| Comment Record|
Mr. Duane Ekedahl ||
2002-08-30 15:35:36 |
Pet Food Institute |
| Comments for FDA General |
1. General Comments
On behalf of the members of the Pet Food Institute (PFI), thank you for the opportunity to present these preliminary comments on the Food and Drug Administration’s (FDA) efforts to develop regulations for implementing the Public Health Security and Bioterrorism Preparedness and Response Act of 2002 (PL 107-88). PFI represents the manufacturers of commercial dog and cat food that produce approximately 97 percent of the dog and cat food sold in the United States. PFI’s membership includes national and multinational companies with a large variety of brands, smaller pet food makers who may only conduct business in one region of the country, and affiliated members that provide materials and services (ingredients, equipment, laboratory analysis) to the pet food industry.
The following comments have, as agency personnel requested, been filed as separate documents for each section/docket number currently under review. This introductory text is the same for each comment document.
The need for additional precautions to protect the United States from bioterror attacks is apparent. The events of September 11th have focused the attention of policymakers, government agencies and the public on the greater need for security here in the US. As a part of that need, Congress passed this law intended to bolster current protections and, in some instances, create new layers of protection over the food and feed supply.
However, though its goals are laudable, there are numerous unintended consequences and important considerations that must be reviewed before the law is fully implemented. It is with those points in mind, PFI offers comments on the four sections currently in the rulemaking process. Where appropriate, we have also offered suggestions to rectify situations that might arise due to the unintended consequences we will describe. Nothing in these comments should be construed as a criticism of the important work currently underway to protect our nation and its food supply. PFI members fully support the efforts to bolster our security and maintain what is the envy of the world – the safest and most affordable food supply for all consumers.
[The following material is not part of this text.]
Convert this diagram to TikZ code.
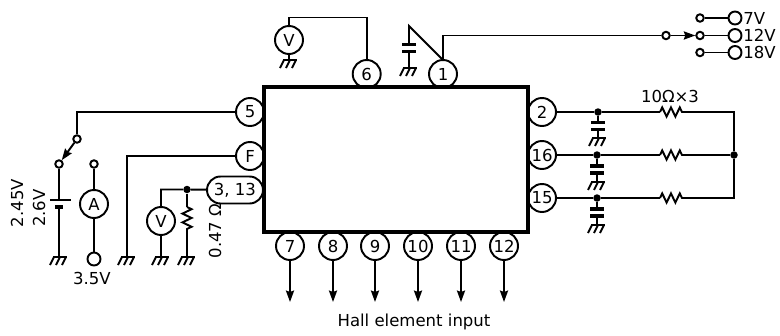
\documentclass[tikz,border=0pt]{standalone}
\usepackage{fontspec}
\setmainfont{DejaVu Sans}
\usetikzlibrary{arrows.meta,shapes.misc,decorations.pathmorphing}
\tikzset{
  wire/.style={line width=1.1pt},
  ic/.style={draw,line width=2.1pt,minimum width=5.28cm,minimum height=2.9cm,inner sep=0pt},
  pin/.style={draw,circle,line width=1.1pt,minimum size=0.56cm,inner sep=0pt,font=\fontsize{9.4}{9.4}\selectfont},
  pill/.style={draw,rounded rectangle,line width=1.1pt,minimum width=1.12cm,minimum height=0.54cm,inner sep=0pt,font=\fontsize{9.4}{9.4}\selectfont},
  term/.style={draw,circle,fill=white,line width=1.1pt,minimum size=0.15cm,inner sep=0pt},
  jack/.style={draw,circle,fill=white,line width=1.1pt,minimum size=0.26cm,inner sep=0pt},
  dot/.style={circle,fill=black,minimum size=0.15cm,inner sep=0pt},
  lbl/.style={inner sep=0pt,font=\fontsize{9.4}{9.4}\selectfont},
  arr/.style={wire,-{Stealth[length=6.5pt,width=4.6pt,inset=0.8pt]}},
  zig/.style={wire,decorate,decoration={zigzag,segment length=5pt,amplitude=2.6pt}},
  gnd/.pic={
    \draw[wire] (-6,0) -- (8,0);
    \foreach \s in {-6,0,6} \draw[wire] (\s+1,0) -- (\s-3,-8);
  },
  capv/.pic={
    \coordinate (-a) at (0,3.5);
    \coordinate (-b) at (0,-3.5);
    \draw[line width=1.9pt] (-7,3.5) -- (7,3.5);
    \draw[line width=1.9pt] (-7,-3.5) -- (7,-3.5);
  }
}
\begin{document}
\begin{tikzpicture}[x=0.02cm,y=0.02cm]
\useasboundingbox (0,0) rectangle (780,-335);
% package
\node[ic] (chip) at (396,-159.5) {};
\node[pin] (p6) at (366.7,-74) {6};
\node[pin] (p1) at (443,-74) {1};
\node[pin] (p5) at (250,-112) {5};
\node[pin] (pF) at (250,-156) {F};
\node[pill] (p3) at (235,-190) {3, 13};
\node[pin] (p2) at (542,-112) {2};
\node[pin] (p16) at (542,-155) {16};
\node[pin] (p15) at (542,-198) {15};
% hall inputs
\foreach \n/\x in {7/290,8/333,9/375,10/418,11/461,12/504} {
  \node[pin] (p\n) at (\x,-246) {\n};
  \coordinate (h\n) at (\x,-302);
  \draw[arr] (p\n) -- (h\n);
}
\node[lbl] (hall) at (414,-322) {Hall element input};
% grounds
\foreach \n/\x/\y in {va/289/60,ca/409/68,bat/59/257,f/127/257,vb/161/257,rb/187/257,c2/598/138,c16/597/182,c15/597/225} {
  \coordinate (g\n) at (\x,-\y);
  \pic at (g\n) {gnd};
}
% top meter
\node[pin] (va) at (289,-40) {V};
\coordinate (ta) at (289,-17.5);
\coordinate (tb) at (366.7,-17.5);
\draw[wire] (gva) -- (va);
\draw[wire] (va) -- (ta) -- (tb) -- (p6);
% pin 1 supply
\pic (ca) at (409,-48) {capv};
\coordinate (da) at (409,-26);
\coordinate (pa) at (443,-60);
\coordinate (pb) at (443,-35.5);
\draw[wire] (ca-b) -- (gca);
\draw[wire] (ca-a) -- (da) -- (pa);
\node[term] (s0) at (666,-35.5) {};
\node[term] (s7) at (700,-18) {};
\node[term] (s12) at (700,-35.5) {};
\node[term] (s18) at (700,-52.5) {};
\node[jack] (j7) at (735,-18) {};
\node[jack] (j12) at (735,-35.5) {};
\node[jack] (j18) at (735,-52.5) {};
\draw[wire] (p1) -- (pb) -- (s0);
\draw[arr] (s0) -- (s12);
\foreach \n in {7,12,18} {
  \draw[wire] (s\n) -- (j\n);
}
\node[lbl,anchor=west] (v7) at (743,-18) {7V};
\node[lbl,anchor=west] (v12) at (743,-35.5) {12V};
\node[lbl,anchor=west] (v18) at (743,-52.5) {18V};
% battery and switch
\coordinate (ka) at (77,-112);
\node[term] (sa) at (77,-139) {};
\node[term] (sb) at (59,-164) {};
\coordinate (ba) at (59,-200);
\coordinate (bb) at (59,-207);
\draw[wire] (p5) -- (ka) -- (sa);
\draw[arr] (sa) -- (sb);
\draw[wire] (sb) -- (ba);
\draw[wire] (bb) -- (gbat);
\draw[wire] (50,-200) -- (71,-200);
\draw[line width=2.2pt] (55,-207) -- (63,-207);
\node[lbl,rotate=90] (u1) at (17,-203) {2.45V};
\node[lbl,rotate=90] (u2) at (39,-208) {2.6V};
% ammeter
\node[term] (sc) at (94,-164) {};
\node[pin] (am) at (94,-204) {A};
\node[jack] (jc) at (94,-259) {};
\draw[wire] (sc) -- (am) -- (jc);
\node[lbl] (u3) at (92,-278) {3.5V};
% pin F
\coordinate (fa) at (127,-156);
\draw[wire] (pF) -- (fa) -- (gf);
% pin 3, 13
\node[dot] (jb) at (187,-189.5) {};
\coordinate (vt) at (161,-189.5);
\node[pin] (vb) at (161,-221) {V};
\coordinate (ra) at (187,-207);
\coordinate (rb) at (187,-233);
\draw[wire] (p3) -- (jb) -- (vt) -- (vb) -- (gvb);
\draw[wire] (jb) -- (ra);
\draw[zig] (ra) -- (rb);
\draw[wire] (rb) -- (grb);
\node[lbl,rotate=90] (u4) at (215,-231) {0.47 Ω};
% output network
\node[dot] (n2) at (598,-112) {};
\node[dot] (n16) at (597,-155) {};
\node[dot] (n15) at (597,-198) {};
\node[dot] (nc) at (734,-155) {};
\pic (c2) at (598,-126) {capv};
\pic (c16) at (597,-169.5) {capv};
\pic (c15) at (597,-212.5) {capv};
\foreach \n/\y in {2/112,16/155,15/198} {
  \coordinate (ra\n) at (660,-\y);
  \coordinate (rb\n) at (685,-\y);
  \draw[wire] (p\n) -- (n\n) -- (ra\n);
  \draw[zig] (ra\n) -- (rb\n);
  \draw[wire] (n\n) -- (c\n-a);
  \draw[wire] (c\n-b) -- (gc\n);
}
\coordinate (ea) at (734,-112);
\coordinate (eb) at (734,-198);
\draw[wire] (rb2) -- (ea) -- (nc);
\draw[wire] (rb16) -- (nc);
\draw[wire] (rb15) -- (eb) -- (nc);
\node[lbl] (u5) at (670,-96) {10Ω×3};
\end{tikzpicture}
\end{document}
Section 305 (Registration of Facilities)
Members of the Pet Food Institute agree that it is necessary for the FDA to have complete information on facilities engaged in food production, distribution, or other related services. However, the complexity of registering thousands of facilities, coupled with the information technology challenges posed by such a task, should encourage the agency to permit firms to register once from their corporate headquarters. PFI would urge the agency to consider a system in which a firm can register all its manufacturing plants, distribution centers and other locations at one time, using one form. Each facility would be assigned its individual registration number but this centralized format would permit a more orderly flow of information to the agency in a shorter period of time.
In addition to this proposal, PFI would also request the agency take into consideration that additional problems associated with registering foreign entities associated with US firms. Under other provisions of this law, their activities are reported to the agency whenever materials are imported for use in the United States. Therefore, we would request the same provisions suggested above, centralized registration, apply to firms with operations located outside the United States.
The agency needs to provide clarification for the following terms described in the Act: “farm”, “warehouse”, and “agent in charge”. Precise definitions of these terms will permit affected firms to accurately determine which facilities require registration.
PFI would urge the agency to also consider an exemption under this section for facilities engaged in product research and development. Many of these facilities, including product development labs, are located outside the United States. By reducing the number of facilities that require registration, the agency can focus its efforts on those firms actually engaged in the production of materials for further processing or direct consumer purchase.
On behalf of the members of the Pet Food Institute, thank you for taking our comments under consideration as you develop these important rules to protect our nation’s food and feed supply. We look forward to commenting on the proposed rule and stand ready to offer any additional information required by the agency.